Anyway, contrast is a great teacher so here we go:

Conference 1: Church leadership
Conference 2: Neurology

Conference 1: Punter
Conference 2: Organiser

1: Zilch. Passes booked and hotel arranged for me. I packed clothes and toothbrush in 10 minutes and got picked up and driven there. Door to door service from hotel > venue > restaurant > back again. It was a doddle.
2: Liaison with venue and hotels. Arrangement of tech provision, sponsorship, exhibition,  gala dinner, promotional material, symposia and chasing speakers for information. Registration of 700+ people. Management of 200+ abstracts. Design and print of handbook and the stuffing of delegate bags with programme, notepad, pen and sponsor flyers.

1: Arranged for me - as above. A dream come true for the directionally challenged.
2: Last minute panic as not all equipment fits in van despite a large proportion of it already en-route to venue via a fly-by-night. Sod it. I need to drive with 4 crates in the back of the car and the rear view mirror more obscured than I'm comfortable with. I re-read the directions and parking info we sent out to 700+ delegates 2 weeks ago which I didn't bother to commit to memory at the time. And I have Siri. I love you, Siri...

Rooming arrangements
1: Shared room with one of my favourite people on the planet. Enjoyed Proseco and dark chocolate together in evening while discussing events of the day.
2: Shared a king sized bed with my husband because we work together and our amazingly lovely clients pay us to sleep together regularly throughout the year away from the children.

Main roles
1: Listen. Worship. Scribble notes. Pray. Ask questions. Think. Be overwhelmed because all this is real and I need you.
2: Unpack a mobile office. Put up signage. Check progress of rooms. Number poster boards. Get interrupted. Register delegates. Take payments. Communicate programme changes. Send emails. Direct people to toilets / cloakroom / cash point. Get interrupted. Reprint badges. Arrange bits and pieces of the NEXT conference in a month's time which is half the size of this one but twice as complicated. Get interrupted.

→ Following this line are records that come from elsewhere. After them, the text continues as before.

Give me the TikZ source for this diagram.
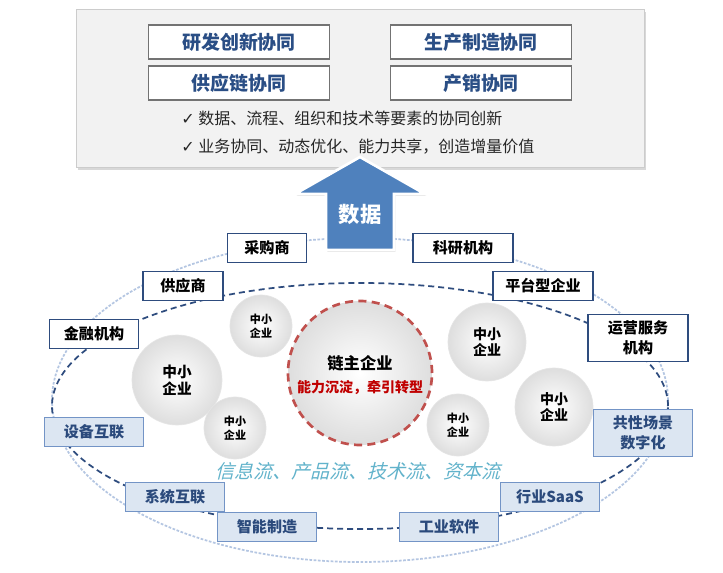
\documentclass[tikz,border=0pt]{standalone}
\usepackage{fontspec}
\setmainfont{Noto Sans CJK SC}
\newfontfamily\checkfont{DejaVu Sans}
\newfontfamily\slantcjk[FakeSlant=0.25]{Noto Sans CJK SC}
\usetikzlibrary{shadows}
\definecolor{topblue}{HTML}{2A4E85}
\definecolor{navy}{HTML}{2E4C7E}
\definecolor{lightfill}{HTML}{DCE6F2}
\definecolor{lightdraw}{HTML}{7394C6}
\definecolor{lighttext}{HTML}{2B4A7C}
\definecolor{ringdash}{HTML}{B4C6E2}
\definecolor{arrowblue}{HTML}{4F81BD}
\definecolor{chainred}{HTML}{C0504D}
\definecolor{textred}{HTML}{C00000}
\definecolor{flowteal}{HTML}{62B3CB}

\begin{document}
\begin{tikzpicture}[x=0.75pt,y=-0.75pt,
  panel/.style={draw=black!20,fill=black!5,line width=0.6pt,drop shadow={shadow xshift=1.5pt,shadow yshift=-2.5pt,opacity=0.3}},
  topbox/.style={draw=black!55,fill=white,line width=0.9pt,minimum width=136pt,minimum height=25.5pt,inner sep=0pt,text=topblue,font=\fontsize{14.2}{16}\selectfont\bfseries},
  bullet/.style={anchor=west,inner sep=0pt,text=black!85,font=\fontsize{12}{14}\selectfont},
  whitebox/.style={draw=navy,fill=white,line width=1.1pt,minimum height=22pt,inner sep=0pt,align=center,font=\fontsize{11.3}{15}\selectfont\bfseries},
  lightbox/.style={draw=lightdraw,fill=lightfill,line width=1pt,minimum width=74pt,minimum height=22pt,inner sep=0pt,align=center,text=lighttext,font=\fontsize{11.3}{15}\selectfont\bfseries},
  sme/.style={circle,draw=black!10,line width=0.5pt,shade,inner color=white,outer color=black!13,inner sep=0pt,align=center,font=\bfseries},
  innerring/.style={draw=navy,line width=1.3pt,dash pattern=on 4.5pt off 3pt},
  outerring/.style={draw=ringdash,line width=1.3pt,dash pattern=on 2pt off 1.2pt}]
\useasboundingbox (0,0) rectangle (723,573);
\fill[white] (0,0) rectangle (723,573);
\draw[panel] (76,9) rectangle (644,167);
\node[topbox] (rd) at (239,42) {研发创新协同};
\node[topbox] (prod) at (481,42) {生产制造协同};
\node[topbox] (supply) at (239,83) {供应链协同};
\node[topbox] (sales) at (481,83) {产销协同};
\node[bullet] (line1) at (181,118) {{\checkfont ✓} 数据、流程、组织和技术等要素的协同创新};
\node[bullet] (line2) at (181,147) {{\checkfont ✓} 业务协同、动态优化、能力共享，创造增量价值};
\draw[outerring] (360,400) ellipse [x radius=231pt,y radius=121.5pt];
\draw[innerring] (360,406) ellipse [x radius=231pt,y radius=92.25pt];
\path[draw=white,line width=2pt,fill=arrowblue,drop shadow={shadow xshift=1pt,shadow yshift=-1.5pt,opacity=0.25}] (360,157) -- (425,194) -- (394,194) -- (394,250) -- (326,250) -- (326,194) -- (295,194) -- cycle;
\node[text=white,font=\fontsize{16}{18}\selectfont\bfseries] (data) at (360,214) {数据};
\node[sme,minimum size=67.5pt,font=\fontsize{11}{13}\selectfont\bfseries] (sme1) at (177,380) {中小\\企业};
\node[sme,minimum size=46.5pt,font=\fontsize{8.3}{10}\selectfont\bfseries] (sme2) at (261,326) {中小\\企业};
\node[sme,minimum size=46.5pt,font=\fontsize{8.3}{10}\selectfont\bfseries] (sme3) at (235,428) {中小\\企业};
\node[sme,minimum size=58.5pt,font=\fontsize{10.5}{12.5}\selectfont\bfseries] (sme4) at (487,342) {中小\\企业};
\node[sme,minimum size=46.5pt,font=\fontsize{8.3}{10}\selectfont\bfseries] (sme5) at (458,425) {中小\\企业};
\node[sme,minimum size=58.5pt,font=\fontsize{10.5}{12.5}\selectfont\bfseries] (sme6) at (554,407) {中小\\企业};
\node[sme,minimum size=108pt,draw=chainred,line width=2pt,dash pattern=on 6pt off 4pt] (chain) at (360,373) {};
\node[font=\fontsize{12.2}{14}\selectfont\bfseries] (chainname) at (360,363) {链主企业};
\node[text=textred,font=\fontsize{10.5}{12}\selectfont\bfseries] (chainrole) at (360,388) {能力沉淀，牵引转型};
\node[text=flowteal,font=\slantcjk\fontsize{14.3}{16}\selectfont] (flow) at (358,471) {信息流、产品流、技术流、资本流};
\node[whitebox,minimum width=59pt] (buyer) at (267,248) {采购商};
\node[whitebox,minimum width=75pt] (research) at (463,248) {科研机构};
\node[whitebox,minimum width=60pt] (vendor) at (183,286) {供应商};
\node[whitebox,minimum width=75pt] (platform) at (543,286) {平台型企业};
\node[whitebox,minimum width=67pt] (finance) at (94,334) {金融机构};
\node[whitebox,minimum width=75pt,minimum height=35pt] (operation) at (638,338) {运营服务\\机构};
\node[lightbox] (device) at (94,432) {设备互联};
\node[lightbox,minimum height=35pt] (scene) at (643,433) {共性场景\\数字化};
\node[lightbox] (system) at (175,497) {系统互联};
\node[lightbox] (saas) at (550,497) {行业SaaS};
\node[lightbox] (smart) at (267,527) {智能制造};
\node[lightbox] (software) at (449,527) {工业软件};
\end{tikzpicture}
\end{document}
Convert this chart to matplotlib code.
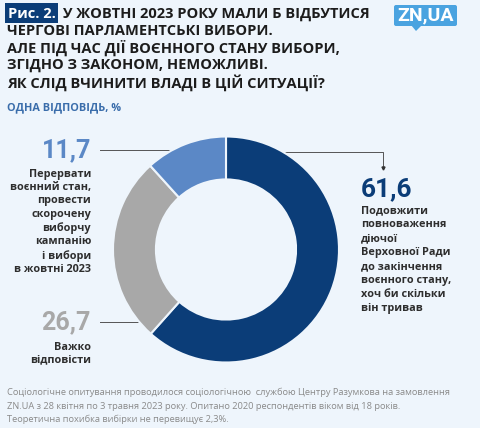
import matplotlib
matplotlib.use("Agg")
import matplotlib.pyplot as plt
from matplotlib.patches import FancyBboxPatch, Polygon

# data
labels = ["Подовжити\nповноваження\nдіючої\nВерховної Ради\nдо закінчення\nвоєнного стану,\nхоч би скільки\nвін тривав",
          "Важко\nвідповісти",
          "Перервати\nвоєнний стан,\nпровести\nскорочену\nвиборчу\nкампанію\nі вибори\nв жовтні 2023"]
values = [61.6, 26.7, 11.7]
value_text = ["61,6", "26,7", "11,7"]
colors = ["#0b3d78", "#a8a8a8", "#5b88c6"]

title_lines = ["У ЖОВТНІ 2023 РОКУ МАЛИ Б ВІДБУТИСЯ",
               "ЧЕРГОВІ ПАРЛАМЕНТСЬКІ ВИБОРИ.",
               "АЛЕ ПІД ЧАС ДІЇ ВОЄННОГО СТАНУ ВИБОРИ,",
               "ЗГІДНО З ЗАКОНОМ, НЕМОЖЛИВІ.",
               "ЯК СЛІД ВЧИНИТИ ВЛАДІ В ЦІЙ СИТУАЦІЇ?"]
subtitle = "ОДНА ВІДПОВІДЬ, %"
note = ("Соціологічне опитування проводилося соціологічною  службою Центру Разумкова на замовлення\n"
        "ZN.UA з 28 квітня по 3 травня 2023 року. Опитано 2020 респондентів віком від 18 років.\n"
        "Теоретична похибка вибірки не перевищує 2,3%.")

bg = "#eef5fc"
plt.rcParams['font.family'] = ['Open Sans', 'DejaVu Sans']

W, H = 480, 428
fig = plt.figure(figsize=(W / 100, H / 100), dpi=100, facecolor=bg)

# overlay in pixel coords
ov = fig.add_axes([0, 0, 1, 1])
ov.set_xlim(0, W)
ov.set_ylim(H, 0)
ov.axis("off")

# donut
cx, cy, r = 226, 249.5, 113
ax = fig.add_axes([(cx - r) / W, (H - cy - r) / H, 2 * r / W, 2 * r / H])
ax.pie(values, colors=colors, startangle=90, counterclock=False,
       wedgeprops=dict(width=0.38, edgecolor=bg, linewidth=1.5))
ax.set_xlim(-1, 1)
ax.set_ylim(-1, 1)
ax.set_aspect("equal")

# header
ov.add_patch(FancyBboxPatch((5, 3), 53, 20, boxstyle="square,pad=0", fc="#0b3d78", ec="none"))
ov.text(31.5, 13.5, "Рис. 2.", color="white", fontsize=10.5, fontweight="bold", ha="center", va="center")
for i, line in enumerate(title_lines):
    ov.text(63 if i == 0 else 7, 13.5 + i * 17.3, line, fontsize=10.5, fontweight="bold",
            color="#1c1c1c", va="center", ha="left")
ov.text(7, 108, subtitle, fontsize=7.8, fontweight="bold", color="#3a6dab", va="center")

# logo
ov.add_patch(FancyBboxPatch((394, 5), 63, 21, boxstyle="round,pad=0,rounding_size=2",
                            fc="#4aa3e0", ec="none"))
ov.add_patch(Polygon([[411, 25], [422, 25], [416, 31]], closed=True, fc="#4aa3e0", ec="none"))
ov.text(425.5, 15.5, "ZN,UA", color="white", fontsize=14, fontweight="bold", ha="center", va="center",
        family="Roboto")

# labels
ov.text(91, 150, value_text[2], fontsize=18, fontweight="bold", color=colors[2], ha="right", va="center",
        family="Roboto")
ov.text(91, 169, labels[2], fontsize=7.8, fontweight="bold", color="#2e2e2e", ha="right", va="top",
        linespacing=1.28)
ov.plot([100, 201], [150, 150], color="#555555", lw=0.7)
ov.plot([201], [150], "o", color="#333333", ms=1.8)

ov.text(91, 322, value_text[1], fontsize=18, fontweight="bold", color=colors[1], ha="right", va="center",
        family="Roboto")
ov.text(91, 342, labels[1], fontsize=7.8, fontweight="bold", color="#2e2e2e", ha="right", va="top",
        linespacing=1.2)
ov.plot([100, 150], [322, 322], color="#555555", lw=0.7)
ov.plot([150], [322], "o", color="#333333", ms=1.8)

ov.plot([258, 383, 383], [152, 152, 167], color="#555555", lw=0.7)
ov.plot([258], [152], "o", color="#222222", ms=1.8)
ov.plot([383], [168], "v", color="#333333", ms=2.2)
ov.text(361, 189, value_text[0], fontsize=19, fontweight="bold", color=colors[0], ha="left", va="center",
        family="Roboto")
ov.text(361, 205, labels[0], fontsize=7.8, fontweight="bold", color="#2e2e2e", ha="left", va="top",
        linespacing=1.38)

# footnote
ov.text(7, 388, note, fontsize=6.65, color="#8a8a8a", ha="left", va="top", linespacing=1.6)

fig.savefig("out.png", dpi=100, facecolor=bg)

1: Goodie bag from husband for room mate and me containing Proseco and dark chocolate (as above) as well as paracetamol, hand cream, biscuits and a range of travel toiletries. I love this man.
2: Goodie bag from our conference manager containing locally sourced dried foods, a mug from the venue, bottle of Proseco and chocolate covered coffee beans. Nom nom nom. Also, a massive bar of Chocciewockiedodah from our lovely client and a thank you from the stage. I love working for this organisation.

Engagement with content
1: Pretty good. Not all material  is relevant, but loads of stuff to take away and process.
2: Zilch. The words spoken are in english and make grammatical sense, but their meaning is rather elusive.

Hours of duty
1: 8 hours/day with long breaks to hang out with friends and chat to fellow delegates.
2: 13 hours/day. With sort of a break - if you count eating in front of your lap top while browsing twitter and chatting to people (which for me is not hard work).

1: Not making bed but finding it done anyway on returning to room. Not cooking.
2: Not making bed but finding it done anyway on returning to room. Not cooking.

In conclusion
1: You can never get to the end of this stuff. There's always more to learn and get enthused about. I have a lot of notes to re-read and work out what to do with. God is far, far bigger than I can ever get my head around and my role in his story is humbling, exciting and scaring the pants off me all at once.
2: Another one done and dusted - Yay! Just need to chase up the last few payments, send out CPDs and feedback forms and compress 18 months of work into one mahoosive spreadsheet of figures ready to sign off. Then we can start on the meeting for next year.